Hint: You can obtain the elementwise square of a vector x using the command `np.square(x)`.

_5b) Once you have the matrix, form the normal equations and solve the equation system. Compare the coefficients with the result you got in Part 2._

In [6]:
B = np.ones((n,3))
B[:,1] = years
B[:,2] = years**2
BTB = B.T@B
BTy = B.T@temp
v2 = np.linalg.solve(BTB,BTy)
print(v2)

[ 1.91625401e+03 -1.96084279e+00  5.02908169e-04]

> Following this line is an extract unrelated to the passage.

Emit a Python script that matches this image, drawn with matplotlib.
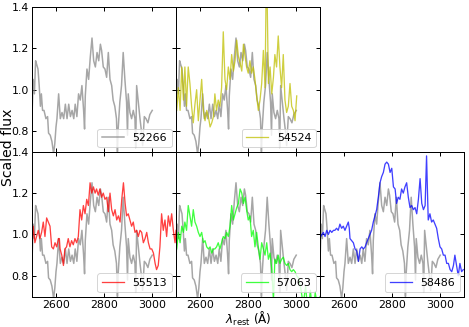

One issue with the normal equations is the so-called condition number. A high matrix
condition number leads to loss of accuracy when solving the equation system. If the
equation system is $Ax = b$, the relation between the condition number and the relative
error in $x$ and $b$ is: 

**(relative error in solution $x$) $\leq$ cond($A$) (relative error in in-data $b$)**

Hence, the condition number of the matrix, cond($A$), might magnify the error in in-data
when solving the equation system. Remember that the smallest relative error in $b$ is $\approx$
$10^{-16}$ due to roundoff (but it can be much bigger if it is based on measurements).

_6) Calculate cond($A^TA$) and cond($B^TB$), respectively. Print the results. If the relative error in $b$
is $10^{-16}$, what error might we get in the solution here in the worst case?_

Hint: You can calculate the condition number of a matrix A using the command `np.linalg.cond(A)`.

In [7]:
print('cond(A^TA): ', np.linalg.cond(ATA))
print('cond(B^TB): ', np.linalg.cond(BTB))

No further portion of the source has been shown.